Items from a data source
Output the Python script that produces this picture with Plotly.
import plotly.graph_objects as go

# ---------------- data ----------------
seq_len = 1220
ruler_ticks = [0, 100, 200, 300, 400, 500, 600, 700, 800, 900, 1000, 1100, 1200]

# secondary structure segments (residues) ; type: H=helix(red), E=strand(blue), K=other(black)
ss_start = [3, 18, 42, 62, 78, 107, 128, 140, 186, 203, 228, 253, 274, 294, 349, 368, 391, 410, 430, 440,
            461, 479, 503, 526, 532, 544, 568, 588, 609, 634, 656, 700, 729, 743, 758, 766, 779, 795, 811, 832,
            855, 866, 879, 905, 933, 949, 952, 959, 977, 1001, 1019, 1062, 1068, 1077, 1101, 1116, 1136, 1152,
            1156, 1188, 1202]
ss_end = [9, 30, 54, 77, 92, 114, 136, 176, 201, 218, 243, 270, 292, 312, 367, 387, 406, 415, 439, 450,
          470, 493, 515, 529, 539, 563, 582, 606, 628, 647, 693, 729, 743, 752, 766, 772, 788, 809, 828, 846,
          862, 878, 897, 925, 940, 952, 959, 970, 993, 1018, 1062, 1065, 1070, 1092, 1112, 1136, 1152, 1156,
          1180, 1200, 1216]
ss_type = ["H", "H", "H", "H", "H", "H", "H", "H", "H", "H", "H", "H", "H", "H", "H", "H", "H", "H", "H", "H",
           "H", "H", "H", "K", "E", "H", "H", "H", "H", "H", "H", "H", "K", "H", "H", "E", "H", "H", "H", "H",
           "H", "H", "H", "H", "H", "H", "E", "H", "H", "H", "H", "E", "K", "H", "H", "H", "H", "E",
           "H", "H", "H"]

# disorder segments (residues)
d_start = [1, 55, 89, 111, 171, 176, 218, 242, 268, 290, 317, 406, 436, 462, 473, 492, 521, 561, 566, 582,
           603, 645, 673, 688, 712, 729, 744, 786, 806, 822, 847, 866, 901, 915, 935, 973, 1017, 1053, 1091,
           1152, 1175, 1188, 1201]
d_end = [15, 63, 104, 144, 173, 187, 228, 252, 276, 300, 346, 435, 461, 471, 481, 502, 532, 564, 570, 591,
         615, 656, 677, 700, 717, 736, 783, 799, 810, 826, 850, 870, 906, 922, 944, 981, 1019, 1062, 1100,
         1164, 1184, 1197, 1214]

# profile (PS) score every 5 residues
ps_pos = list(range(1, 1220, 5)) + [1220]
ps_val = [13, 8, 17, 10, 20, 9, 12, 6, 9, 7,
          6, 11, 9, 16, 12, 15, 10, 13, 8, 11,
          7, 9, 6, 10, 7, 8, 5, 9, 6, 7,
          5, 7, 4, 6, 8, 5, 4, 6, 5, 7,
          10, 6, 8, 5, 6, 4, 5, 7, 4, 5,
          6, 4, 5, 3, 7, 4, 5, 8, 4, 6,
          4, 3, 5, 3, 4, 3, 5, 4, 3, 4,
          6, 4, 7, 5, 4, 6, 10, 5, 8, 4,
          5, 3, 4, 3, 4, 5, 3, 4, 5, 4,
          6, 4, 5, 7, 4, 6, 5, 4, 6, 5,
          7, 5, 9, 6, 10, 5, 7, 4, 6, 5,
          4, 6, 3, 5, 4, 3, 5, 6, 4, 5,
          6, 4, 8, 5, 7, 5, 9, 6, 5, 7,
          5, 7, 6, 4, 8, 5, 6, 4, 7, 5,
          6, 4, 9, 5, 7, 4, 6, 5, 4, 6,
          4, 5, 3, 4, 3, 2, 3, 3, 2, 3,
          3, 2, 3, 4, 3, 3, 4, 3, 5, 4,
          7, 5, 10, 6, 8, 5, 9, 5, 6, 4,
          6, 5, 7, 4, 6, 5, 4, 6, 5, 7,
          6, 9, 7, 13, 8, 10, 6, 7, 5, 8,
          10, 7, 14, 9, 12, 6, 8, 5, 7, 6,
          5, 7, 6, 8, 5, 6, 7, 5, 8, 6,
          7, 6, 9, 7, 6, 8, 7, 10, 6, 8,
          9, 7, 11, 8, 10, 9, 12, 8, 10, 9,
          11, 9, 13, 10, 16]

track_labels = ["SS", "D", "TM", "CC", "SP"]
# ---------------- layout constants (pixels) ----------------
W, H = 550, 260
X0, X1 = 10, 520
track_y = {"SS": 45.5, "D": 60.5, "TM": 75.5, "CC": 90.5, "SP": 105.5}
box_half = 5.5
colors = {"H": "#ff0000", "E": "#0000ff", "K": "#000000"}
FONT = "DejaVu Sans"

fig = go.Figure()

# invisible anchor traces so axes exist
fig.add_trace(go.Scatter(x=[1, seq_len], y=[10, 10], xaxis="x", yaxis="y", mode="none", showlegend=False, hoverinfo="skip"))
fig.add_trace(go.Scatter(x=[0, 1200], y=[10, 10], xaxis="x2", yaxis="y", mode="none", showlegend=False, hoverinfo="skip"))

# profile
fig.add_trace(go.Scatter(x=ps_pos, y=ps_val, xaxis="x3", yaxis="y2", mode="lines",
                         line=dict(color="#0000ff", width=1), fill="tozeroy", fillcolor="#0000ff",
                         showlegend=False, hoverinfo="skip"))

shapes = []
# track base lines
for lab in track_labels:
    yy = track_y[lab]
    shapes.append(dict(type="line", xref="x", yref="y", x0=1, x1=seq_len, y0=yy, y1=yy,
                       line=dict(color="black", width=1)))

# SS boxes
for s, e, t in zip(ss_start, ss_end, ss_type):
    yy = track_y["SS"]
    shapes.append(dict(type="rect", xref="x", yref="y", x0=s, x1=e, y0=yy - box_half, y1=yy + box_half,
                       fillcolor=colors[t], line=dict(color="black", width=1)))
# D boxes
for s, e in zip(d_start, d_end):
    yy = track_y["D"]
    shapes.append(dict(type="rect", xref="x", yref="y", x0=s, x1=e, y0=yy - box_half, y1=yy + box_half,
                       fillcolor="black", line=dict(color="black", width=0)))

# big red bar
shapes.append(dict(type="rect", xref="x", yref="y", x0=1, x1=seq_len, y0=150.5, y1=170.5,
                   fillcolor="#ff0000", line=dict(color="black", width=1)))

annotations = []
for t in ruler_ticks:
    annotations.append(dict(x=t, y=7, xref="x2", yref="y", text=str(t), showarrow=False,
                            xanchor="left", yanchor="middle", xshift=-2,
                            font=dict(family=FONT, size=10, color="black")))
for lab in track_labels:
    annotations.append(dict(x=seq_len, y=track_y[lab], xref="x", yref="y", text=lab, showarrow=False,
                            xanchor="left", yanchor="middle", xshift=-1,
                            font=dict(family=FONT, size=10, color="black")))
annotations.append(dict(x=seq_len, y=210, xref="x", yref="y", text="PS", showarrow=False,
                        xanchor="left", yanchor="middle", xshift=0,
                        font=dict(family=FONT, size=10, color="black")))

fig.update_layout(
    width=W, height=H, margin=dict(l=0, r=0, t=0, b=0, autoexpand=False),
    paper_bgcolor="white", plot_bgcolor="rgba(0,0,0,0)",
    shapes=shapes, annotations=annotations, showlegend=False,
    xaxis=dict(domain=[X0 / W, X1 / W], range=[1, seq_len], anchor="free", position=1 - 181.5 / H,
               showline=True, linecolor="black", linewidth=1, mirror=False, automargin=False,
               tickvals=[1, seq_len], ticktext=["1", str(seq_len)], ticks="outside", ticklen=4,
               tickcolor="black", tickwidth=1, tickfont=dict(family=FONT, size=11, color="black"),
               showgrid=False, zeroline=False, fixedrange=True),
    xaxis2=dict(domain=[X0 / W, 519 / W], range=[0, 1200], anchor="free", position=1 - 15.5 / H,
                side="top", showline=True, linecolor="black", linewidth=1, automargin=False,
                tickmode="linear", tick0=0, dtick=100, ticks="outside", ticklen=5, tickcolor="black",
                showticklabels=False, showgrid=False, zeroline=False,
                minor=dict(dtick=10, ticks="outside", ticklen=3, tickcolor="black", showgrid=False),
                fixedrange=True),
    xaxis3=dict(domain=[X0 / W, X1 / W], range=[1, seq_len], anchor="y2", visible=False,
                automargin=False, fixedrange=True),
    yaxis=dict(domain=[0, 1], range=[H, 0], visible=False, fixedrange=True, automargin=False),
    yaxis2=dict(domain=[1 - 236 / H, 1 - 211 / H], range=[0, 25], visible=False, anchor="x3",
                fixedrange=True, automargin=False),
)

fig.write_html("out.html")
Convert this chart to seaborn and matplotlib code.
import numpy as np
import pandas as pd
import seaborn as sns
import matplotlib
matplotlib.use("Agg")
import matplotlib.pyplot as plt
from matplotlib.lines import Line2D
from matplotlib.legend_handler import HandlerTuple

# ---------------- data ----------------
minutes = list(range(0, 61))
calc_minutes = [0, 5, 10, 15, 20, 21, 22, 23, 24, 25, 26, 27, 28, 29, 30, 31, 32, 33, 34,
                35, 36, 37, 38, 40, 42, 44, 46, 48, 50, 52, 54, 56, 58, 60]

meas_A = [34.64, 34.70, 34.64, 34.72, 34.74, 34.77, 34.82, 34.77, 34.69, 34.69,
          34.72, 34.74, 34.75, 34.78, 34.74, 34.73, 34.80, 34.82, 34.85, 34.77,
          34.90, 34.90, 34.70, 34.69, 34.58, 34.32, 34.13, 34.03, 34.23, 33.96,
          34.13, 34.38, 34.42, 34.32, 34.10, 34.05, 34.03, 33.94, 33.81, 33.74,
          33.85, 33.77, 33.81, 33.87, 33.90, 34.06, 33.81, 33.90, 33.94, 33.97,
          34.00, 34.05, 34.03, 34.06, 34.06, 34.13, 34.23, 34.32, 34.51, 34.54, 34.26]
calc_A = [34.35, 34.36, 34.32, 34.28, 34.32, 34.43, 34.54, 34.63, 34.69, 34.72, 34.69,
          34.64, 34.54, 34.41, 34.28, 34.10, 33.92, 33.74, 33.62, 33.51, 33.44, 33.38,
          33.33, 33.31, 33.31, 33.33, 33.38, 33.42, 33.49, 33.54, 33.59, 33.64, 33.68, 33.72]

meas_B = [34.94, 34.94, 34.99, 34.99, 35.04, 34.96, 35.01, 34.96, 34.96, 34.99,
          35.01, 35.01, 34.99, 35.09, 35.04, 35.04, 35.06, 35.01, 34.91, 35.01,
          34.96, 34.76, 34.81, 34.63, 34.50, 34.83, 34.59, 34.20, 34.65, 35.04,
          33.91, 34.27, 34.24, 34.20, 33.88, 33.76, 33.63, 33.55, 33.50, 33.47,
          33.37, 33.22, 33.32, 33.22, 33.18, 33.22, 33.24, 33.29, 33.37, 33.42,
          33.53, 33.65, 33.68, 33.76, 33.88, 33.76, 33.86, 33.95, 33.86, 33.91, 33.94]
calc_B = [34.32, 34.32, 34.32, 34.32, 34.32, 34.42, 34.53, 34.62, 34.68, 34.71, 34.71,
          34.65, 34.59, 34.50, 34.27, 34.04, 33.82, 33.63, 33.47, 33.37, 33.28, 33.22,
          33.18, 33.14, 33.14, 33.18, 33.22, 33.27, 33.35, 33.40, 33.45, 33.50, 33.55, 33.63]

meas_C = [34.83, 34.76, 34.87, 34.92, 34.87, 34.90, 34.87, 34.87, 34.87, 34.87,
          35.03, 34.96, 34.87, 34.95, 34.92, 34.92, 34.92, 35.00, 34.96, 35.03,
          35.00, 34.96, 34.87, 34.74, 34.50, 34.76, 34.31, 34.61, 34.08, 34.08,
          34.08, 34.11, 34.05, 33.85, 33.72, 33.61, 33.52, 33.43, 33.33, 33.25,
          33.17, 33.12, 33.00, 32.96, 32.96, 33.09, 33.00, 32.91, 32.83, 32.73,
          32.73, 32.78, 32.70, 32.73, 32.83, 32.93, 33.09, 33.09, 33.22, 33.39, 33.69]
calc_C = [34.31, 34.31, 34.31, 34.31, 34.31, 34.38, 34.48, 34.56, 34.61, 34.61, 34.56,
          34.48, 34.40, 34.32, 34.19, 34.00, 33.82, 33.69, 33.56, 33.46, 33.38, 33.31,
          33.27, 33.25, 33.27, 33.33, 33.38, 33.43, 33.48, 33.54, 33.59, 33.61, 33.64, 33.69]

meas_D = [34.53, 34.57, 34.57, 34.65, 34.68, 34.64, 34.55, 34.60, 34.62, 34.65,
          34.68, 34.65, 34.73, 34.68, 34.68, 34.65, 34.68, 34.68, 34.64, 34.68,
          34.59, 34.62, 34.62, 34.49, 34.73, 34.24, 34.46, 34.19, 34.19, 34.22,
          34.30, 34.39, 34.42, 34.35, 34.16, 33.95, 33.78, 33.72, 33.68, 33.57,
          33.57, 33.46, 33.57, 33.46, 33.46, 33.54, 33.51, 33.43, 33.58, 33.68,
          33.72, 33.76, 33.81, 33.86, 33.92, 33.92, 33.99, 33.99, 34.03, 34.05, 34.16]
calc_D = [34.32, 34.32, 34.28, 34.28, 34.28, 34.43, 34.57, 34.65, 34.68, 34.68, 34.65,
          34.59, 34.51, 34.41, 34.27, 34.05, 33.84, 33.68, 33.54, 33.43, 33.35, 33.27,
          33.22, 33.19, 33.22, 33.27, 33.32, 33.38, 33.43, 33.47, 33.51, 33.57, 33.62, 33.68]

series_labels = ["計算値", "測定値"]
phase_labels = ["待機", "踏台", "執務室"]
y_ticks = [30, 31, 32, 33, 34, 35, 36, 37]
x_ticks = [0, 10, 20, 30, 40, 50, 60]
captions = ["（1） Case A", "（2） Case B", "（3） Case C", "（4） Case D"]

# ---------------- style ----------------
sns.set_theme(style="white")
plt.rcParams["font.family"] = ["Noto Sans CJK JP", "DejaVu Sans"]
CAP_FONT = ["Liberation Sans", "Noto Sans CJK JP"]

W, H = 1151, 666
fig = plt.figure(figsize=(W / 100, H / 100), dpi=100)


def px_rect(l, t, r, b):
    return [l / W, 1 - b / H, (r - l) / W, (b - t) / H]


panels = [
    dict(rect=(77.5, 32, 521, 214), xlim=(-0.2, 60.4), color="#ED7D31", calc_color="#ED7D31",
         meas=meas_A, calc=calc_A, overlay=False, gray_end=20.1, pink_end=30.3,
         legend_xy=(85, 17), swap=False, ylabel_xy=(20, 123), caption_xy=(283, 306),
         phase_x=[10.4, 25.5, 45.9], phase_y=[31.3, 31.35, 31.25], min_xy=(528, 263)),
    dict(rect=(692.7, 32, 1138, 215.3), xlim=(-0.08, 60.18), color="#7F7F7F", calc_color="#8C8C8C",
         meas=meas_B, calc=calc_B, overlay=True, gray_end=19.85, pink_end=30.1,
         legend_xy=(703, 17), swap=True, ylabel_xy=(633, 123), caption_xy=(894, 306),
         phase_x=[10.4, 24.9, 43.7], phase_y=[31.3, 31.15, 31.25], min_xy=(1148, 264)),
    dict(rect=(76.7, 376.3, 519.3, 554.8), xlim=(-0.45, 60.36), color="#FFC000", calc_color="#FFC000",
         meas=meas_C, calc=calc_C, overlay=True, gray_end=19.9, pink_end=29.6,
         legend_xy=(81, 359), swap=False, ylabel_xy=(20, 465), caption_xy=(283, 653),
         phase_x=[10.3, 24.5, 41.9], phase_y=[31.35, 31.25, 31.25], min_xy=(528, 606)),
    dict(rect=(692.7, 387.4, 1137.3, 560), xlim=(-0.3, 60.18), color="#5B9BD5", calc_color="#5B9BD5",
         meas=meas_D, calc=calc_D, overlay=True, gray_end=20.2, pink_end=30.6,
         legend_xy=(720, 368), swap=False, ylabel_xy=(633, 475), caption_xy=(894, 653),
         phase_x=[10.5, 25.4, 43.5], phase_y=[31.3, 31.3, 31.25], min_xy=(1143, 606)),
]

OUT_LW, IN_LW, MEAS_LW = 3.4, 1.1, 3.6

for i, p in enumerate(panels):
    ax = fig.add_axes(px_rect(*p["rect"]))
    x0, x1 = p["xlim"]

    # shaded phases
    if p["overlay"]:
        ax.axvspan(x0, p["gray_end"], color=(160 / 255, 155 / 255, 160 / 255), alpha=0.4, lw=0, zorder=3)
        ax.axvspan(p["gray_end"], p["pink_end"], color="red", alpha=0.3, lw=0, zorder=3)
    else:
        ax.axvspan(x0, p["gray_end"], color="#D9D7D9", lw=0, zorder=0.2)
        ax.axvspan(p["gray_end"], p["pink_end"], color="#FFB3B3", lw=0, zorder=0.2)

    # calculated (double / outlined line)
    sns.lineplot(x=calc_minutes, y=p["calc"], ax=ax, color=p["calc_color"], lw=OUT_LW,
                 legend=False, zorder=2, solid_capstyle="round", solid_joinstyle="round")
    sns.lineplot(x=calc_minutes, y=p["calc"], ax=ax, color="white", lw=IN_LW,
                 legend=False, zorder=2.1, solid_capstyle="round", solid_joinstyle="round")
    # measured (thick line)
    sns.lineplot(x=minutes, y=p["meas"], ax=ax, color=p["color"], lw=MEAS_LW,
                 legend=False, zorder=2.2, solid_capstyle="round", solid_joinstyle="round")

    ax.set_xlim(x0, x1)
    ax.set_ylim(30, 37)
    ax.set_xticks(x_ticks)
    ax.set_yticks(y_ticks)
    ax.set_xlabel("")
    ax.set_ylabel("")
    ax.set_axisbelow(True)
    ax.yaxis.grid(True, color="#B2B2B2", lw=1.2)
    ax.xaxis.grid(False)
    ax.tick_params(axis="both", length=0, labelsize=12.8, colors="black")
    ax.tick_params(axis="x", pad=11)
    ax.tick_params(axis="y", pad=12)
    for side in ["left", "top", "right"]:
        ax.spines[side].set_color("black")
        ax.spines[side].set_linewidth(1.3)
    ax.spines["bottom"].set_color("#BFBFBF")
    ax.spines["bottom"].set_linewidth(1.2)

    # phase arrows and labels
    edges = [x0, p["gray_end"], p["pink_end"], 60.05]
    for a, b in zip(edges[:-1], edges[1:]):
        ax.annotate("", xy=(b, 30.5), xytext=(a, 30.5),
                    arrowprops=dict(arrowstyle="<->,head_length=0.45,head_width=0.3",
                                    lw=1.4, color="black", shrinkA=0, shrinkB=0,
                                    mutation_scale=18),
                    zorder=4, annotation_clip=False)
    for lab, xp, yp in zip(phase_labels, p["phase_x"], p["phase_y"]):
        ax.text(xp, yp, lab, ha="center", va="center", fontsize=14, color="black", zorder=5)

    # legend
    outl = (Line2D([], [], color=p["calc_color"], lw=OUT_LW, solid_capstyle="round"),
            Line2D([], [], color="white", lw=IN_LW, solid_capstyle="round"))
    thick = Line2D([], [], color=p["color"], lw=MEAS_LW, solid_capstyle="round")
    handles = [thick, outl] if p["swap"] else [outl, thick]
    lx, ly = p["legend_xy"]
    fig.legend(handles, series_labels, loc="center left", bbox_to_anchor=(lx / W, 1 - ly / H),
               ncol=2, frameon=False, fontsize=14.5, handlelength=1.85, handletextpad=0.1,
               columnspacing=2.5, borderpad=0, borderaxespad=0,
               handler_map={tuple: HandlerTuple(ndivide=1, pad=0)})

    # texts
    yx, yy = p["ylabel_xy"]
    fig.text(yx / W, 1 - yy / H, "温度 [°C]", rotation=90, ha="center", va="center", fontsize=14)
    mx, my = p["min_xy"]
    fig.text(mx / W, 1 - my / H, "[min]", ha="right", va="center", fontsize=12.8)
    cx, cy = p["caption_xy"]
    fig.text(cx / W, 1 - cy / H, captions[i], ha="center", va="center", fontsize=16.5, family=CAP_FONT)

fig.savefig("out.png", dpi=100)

WRITTEN INSTRUCTION
Please reproduce exactly the lines above, beginning with the first and ending with the line that contains "1000, 1100, 1200]", and include nothing outside that range.

THE SOLUTION
Output the Python script that produces this picture with Plotly.
import plotly.graph_objects as go

# ---------------- data ----------------
seq_len = 1220
ruler_ticks = [0, 100, 200, 300, 400, 500, 600, 700, 800, 900, 1000, 1100, 1200]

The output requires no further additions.